- _Job_: Write the data out again, exactly as given.

BEGIN Data block

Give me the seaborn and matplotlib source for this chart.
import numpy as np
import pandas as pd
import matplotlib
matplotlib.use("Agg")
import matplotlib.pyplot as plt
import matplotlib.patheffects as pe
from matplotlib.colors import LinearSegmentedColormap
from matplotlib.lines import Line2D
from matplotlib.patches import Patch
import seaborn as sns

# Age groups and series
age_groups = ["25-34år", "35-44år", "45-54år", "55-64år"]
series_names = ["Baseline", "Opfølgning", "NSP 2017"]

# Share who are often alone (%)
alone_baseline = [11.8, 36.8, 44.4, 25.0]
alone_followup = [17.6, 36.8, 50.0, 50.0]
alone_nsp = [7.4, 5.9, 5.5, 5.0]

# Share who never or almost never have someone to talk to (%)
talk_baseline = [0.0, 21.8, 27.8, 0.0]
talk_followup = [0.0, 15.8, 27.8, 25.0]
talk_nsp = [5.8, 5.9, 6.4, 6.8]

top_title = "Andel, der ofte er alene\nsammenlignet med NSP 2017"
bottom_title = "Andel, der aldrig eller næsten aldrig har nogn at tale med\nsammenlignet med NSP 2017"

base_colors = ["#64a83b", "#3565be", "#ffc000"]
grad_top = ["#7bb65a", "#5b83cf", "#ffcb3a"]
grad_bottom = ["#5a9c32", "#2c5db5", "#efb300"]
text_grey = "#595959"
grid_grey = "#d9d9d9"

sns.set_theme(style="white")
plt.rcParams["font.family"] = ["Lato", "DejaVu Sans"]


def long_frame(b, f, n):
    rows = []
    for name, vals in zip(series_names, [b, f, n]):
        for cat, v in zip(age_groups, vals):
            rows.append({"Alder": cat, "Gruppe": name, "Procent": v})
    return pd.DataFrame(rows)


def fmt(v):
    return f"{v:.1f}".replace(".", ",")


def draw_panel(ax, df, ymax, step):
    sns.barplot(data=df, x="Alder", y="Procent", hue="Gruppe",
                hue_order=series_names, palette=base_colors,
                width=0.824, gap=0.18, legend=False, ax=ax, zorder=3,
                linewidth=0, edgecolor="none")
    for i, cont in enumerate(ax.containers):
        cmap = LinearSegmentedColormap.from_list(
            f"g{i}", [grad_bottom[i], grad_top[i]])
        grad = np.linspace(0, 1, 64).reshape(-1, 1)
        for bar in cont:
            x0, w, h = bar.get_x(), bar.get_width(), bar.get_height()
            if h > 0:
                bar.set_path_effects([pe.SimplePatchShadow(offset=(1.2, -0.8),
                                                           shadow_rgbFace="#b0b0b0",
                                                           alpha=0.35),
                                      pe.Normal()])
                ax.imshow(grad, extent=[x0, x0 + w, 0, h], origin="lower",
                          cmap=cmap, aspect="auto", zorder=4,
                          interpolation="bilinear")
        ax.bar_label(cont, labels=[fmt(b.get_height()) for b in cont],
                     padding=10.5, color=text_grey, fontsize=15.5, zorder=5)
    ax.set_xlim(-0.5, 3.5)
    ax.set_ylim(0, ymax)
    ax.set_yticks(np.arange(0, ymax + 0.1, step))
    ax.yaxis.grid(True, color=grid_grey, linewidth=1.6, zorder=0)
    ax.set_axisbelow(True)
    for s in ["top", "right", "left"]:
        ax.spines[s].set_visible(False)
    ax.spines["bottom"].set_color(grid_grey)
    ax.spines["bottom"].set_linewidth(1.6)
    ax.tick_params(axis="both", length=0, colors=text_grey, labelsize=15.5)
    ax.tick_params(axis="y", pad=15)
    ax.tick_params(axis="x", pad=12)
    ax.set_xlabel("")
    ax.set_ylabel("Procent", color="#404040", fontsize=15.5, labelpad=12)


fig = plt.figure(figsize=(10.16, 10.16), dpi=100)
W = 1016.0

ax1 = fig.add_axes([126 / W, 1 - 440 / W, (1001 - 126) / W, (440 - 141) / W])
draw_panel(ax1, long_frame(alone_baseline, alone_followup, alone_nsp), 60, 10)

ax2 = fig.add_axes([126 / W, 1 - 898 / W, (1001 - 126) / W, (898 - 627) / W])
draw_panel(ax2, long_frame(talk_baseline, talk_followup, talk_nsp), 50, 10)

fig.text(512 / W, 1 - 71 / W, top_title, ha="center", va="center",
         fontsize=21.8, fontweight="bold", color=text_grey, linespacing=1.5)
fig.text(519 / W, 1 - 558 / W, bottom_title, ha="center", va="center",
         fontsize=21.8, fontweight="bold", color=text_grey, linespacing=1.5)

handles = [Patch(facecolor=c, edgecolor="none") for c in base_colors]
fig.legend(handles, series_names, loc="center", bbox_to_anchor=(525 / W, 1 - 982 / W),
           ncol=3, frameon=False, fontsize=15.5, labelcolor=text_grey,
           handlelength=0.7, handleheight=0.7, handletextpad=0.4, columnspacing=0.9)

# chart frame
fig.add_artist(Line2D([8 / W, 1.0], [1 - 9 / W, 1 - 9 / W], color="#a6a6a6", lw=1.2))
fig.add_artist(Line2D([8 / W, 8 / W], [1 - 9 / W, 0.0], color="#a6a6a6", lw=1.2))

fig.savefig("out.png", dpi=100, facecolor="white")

END Data block

- _Written answer_:
Give me the seaborn and matplotlib source for this chart.
import numpy as np
import pandas as pd
import matplotlib
matplotlib.use("Agg")
import matplotlib.pyplot as plt
import matplotlib.patheffects as pe
from matplotlib.colors import LinearSegmentedColormap
from matplotlib.lines import Line2D
from matplotlib.patches import Patch
import seaborn as sns

# Age groups and series
age_groups = ["25-34år", "35-44år", "45-54år", "55-64år"]
series_names = ["Baseline", "Opfølgning", "NSP 2017"]

# Share who are often alone (%)
alone_baseline = [11.8, 36.8, 44.4, 25.0]
alone_followup = [17.6, 36.8, 50.0, 50.0]
alone_nsp = [7.4, 5.9, 5.5, 5.0]

# Share who never or almost never have someone to talk to (%)
talk_baseline = [0.0, 21.8, 27.8, 0.0]
talk_followup = [0.0, 15.8, 27.8, 25.0]
talk_nsp = [5.8, 5.9, 6.4, 6.8]

top_title = "Andel, der ofte er alene\nsammenlignet med NSP 2017"
bottom_title = "Andel, der aldrig eller næsten aldrig har nogn at tale med\nsammenlignet med NSP 2017"

base_colors = ["#64a83b", "#3565be", "#ffc000"]
grad_top = ["#7bb65a", "#5b83cf", "#ffcb3a"]
grad_bottom = ["#5a9c32", "#2c5db5", "#efb300"]
text_grey = "#595959"
grid_grey = "#d9d9d9"

sns.set_theme(style="white")
plt.rcParams["font.family"] = ["Lato", "DejaVu Sans"]


def long_frame(b, f, n):
    rows = []
    for name, vals in zip(series_names, [b, f, n]):
        for cat, v in zip(age_groups, vals):
            rows.append({"Alder": cat, "Gruppe": name, "Procent": v})
    return pd.DataFrame(rows)


def fmt(v):
    return f"{v:.1f}".replace(".", ",")


def draw_panel(ax, df, ymax, step):
    sns.barplot(data=df, x="Alder", y="Procent", hue="Gruppe",
                hue_order=series_names, palette=base_colors,
                width=0.824, gap=0.18, legend=False, ax=ax, zorder=3,
                linewidth=0, edgecolor="none")
    for i, cont in enumerate(ax.containers):
        cmap = LinearSegmentedColormap.from_list(
            f"g{i}", [grad_bottom[i], grad_top[i]])
        grad = np.linspace(0, 1, 64).reshape(-1, 1)
        for bar in cont:
            x0, w, h = bar.get_x(), bar.get_width(), bar.get_height()
            if h > 0:
                bar.set_path_effects([pe.SimplePatchShadow(offset=(1.2, -0.8),
                                                           shadow_rgbFace="#b0b0b0",
                                                           alpha=0.35),
                                      pe.Normal()])
                ax.imshow(grad, extent=[x0, x0 + w, 0, h], origin="lower",
                          cmap=cmap, aspect="auto", zorder=4,
                          interpolation="bilinear")
        ax.bar_label(cont, labels=[fmt(b.get_height()) for b in cont],
                     padding=10.5, color=text_grey, fontsize=15.5, zorder=5)
    ax.set_xlim(-0.5, 3.5)
    ax.set_ylim(0, ymax)
    ax.set_yticks(np.arange(0, ymax + 0.1, step))
    ax.yaxis.grid(True, color=grid_grey, linewidth=1.6, zorder=0)
    ax.set_axisbelow(True)
    for s in ["top", "right", "left"]:
        ax.spines[s].set_visible(False)
    ax.spines["bottom"].set_color(grid_grey)
    ax.spines["bottom"].set_linewidth(1.6)
    ax.tick_params(axis="both", length=0, colors=text_grey, labelsize=15.5)
    ax.tick_params(axis="y", pad=15)
    ax.tick_params(axis="x", pad=12)
    ax.set_xlabel("")
    ax.set_ylabel("Procent", color="#404040", fontsize=15.5, labelpad=12)


fig = plt.figure(figsize=(10.16, 10.16), dpi=100)
W = 1016.0

ax1 = fig.add_axes([126 / W, 1 - 440 / W, (1001 - 126) / W, (440 - 141) / W])
draw_panel(ax1, long_frame(alone_baseline, alone_followup, alone_nsp), 60, 10)

ax2 = fig.add_axes([126 / W, 1 - 898 / W, (1001 - 126) / W, (898 - 627) / W])
draw_panel(ax2, long_frame(talk_baseline, talk_followup, talk_nsp), 50, 10)

fig.text(512 / W, 1 - 71 / W, top_title, ha="center", va="center",
         fontsize=21.8, fontweight="bold", color=text_grey, linespacing=1.5)
fig.text(519 / W, 1 - 558 / W, bottom_title, ha="center", va="center",
         fontsize=21.8, fontweight="bold", color=text_grey, linespacing=1.5)

handles = [Patch(facecolor=c, edgecolor="none") for c in base_colors]
fig.legend(handles, series_names, loc="center", bbox_to_anchor=(525 / W, 1 - 982 / W),
           ncol=3, frameon=False, fontsize=15.5, labelcolor=text_grey,
           handlelength=0.7, handleheight=0.7, handletextpad=0.4, columnspacing=0.9)

# chart frame
fig.add_artist(Line2D([8 / W, 1.0], [1 - 9 / W, 1 - 9 / W], color="#a6a6a6", lw=1.2))
fig.add_artist(Line2D([8 / W, 8 / W], [1 - 9 / W, 0.0], color="#a6a6a6", lw=1.2))

fig.savefig("out.png", dpi=100, facecolor="white")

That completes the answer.